A reliability analysis method in thermomechanical fatigue design

The design of structures against thermomechanical fatigue (TMF) is a relatively new concern and research has generally concentrated on deterministic methods to ensure the resistance of structures undergoing thermal–mechanical loadings. Many studies have thus been conducted to better represent the nonlinear behaviour of materials or to develop thermomechanical fatigue criteria. However, fatigue is a phenomenon which is random in nature: manufacturing processes, geometric tolerances and usage conditions can affect the lifetime of a structure. Typically, the use of a car by a customer is unique (type of roads, weather conditions, drivers behaviour, etc.) and thus thermomechanical loads for instance on a cylinder head become probabilistic.

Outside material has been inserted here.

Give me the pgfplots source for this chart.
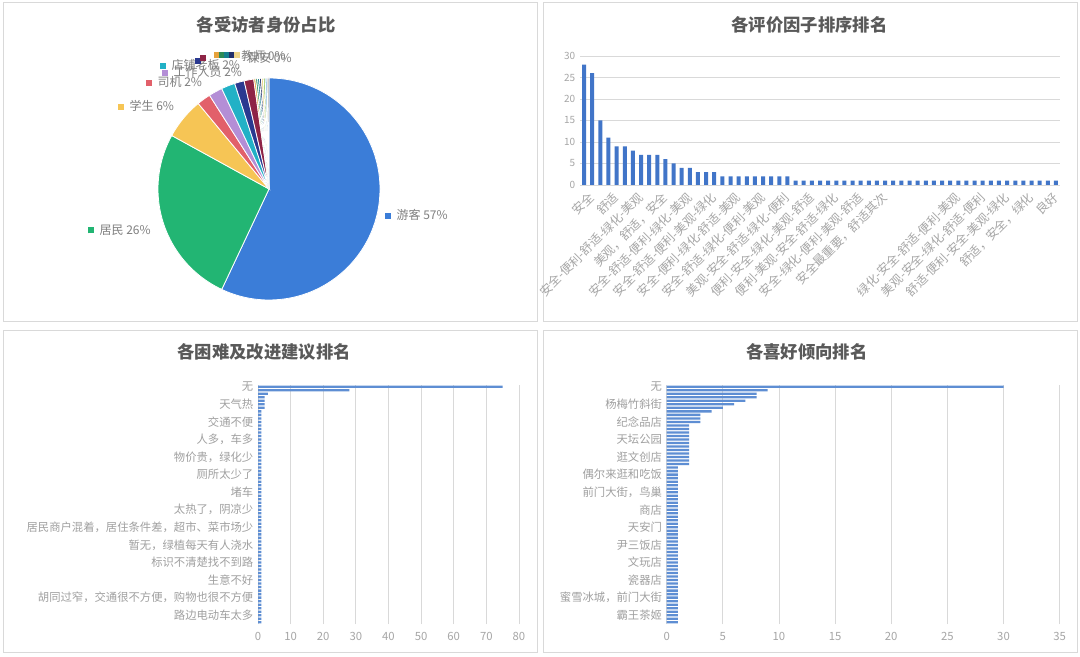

Similarly, the intrinsic strength of a structure is variable (casting and machining process, specific microstructures, etc.). It is therefore necessary to be able to guarantee the TMF resistance of a particular structure itself undergoing a particular load, whatever the structure is. The work presented here consists of the development of a complete protocol analysis of the risk of failure of a structure subjected to thermomechanical fatigue when either exact loading conditions or strength for a given structure are uncertain. The proposed method relies on the stress–strength interference analysis and also on numerical techniques based on finite element calculation and engine load analysis which enable us to compute a local damage from a global loading. The method is successfully applied to a cylinder head.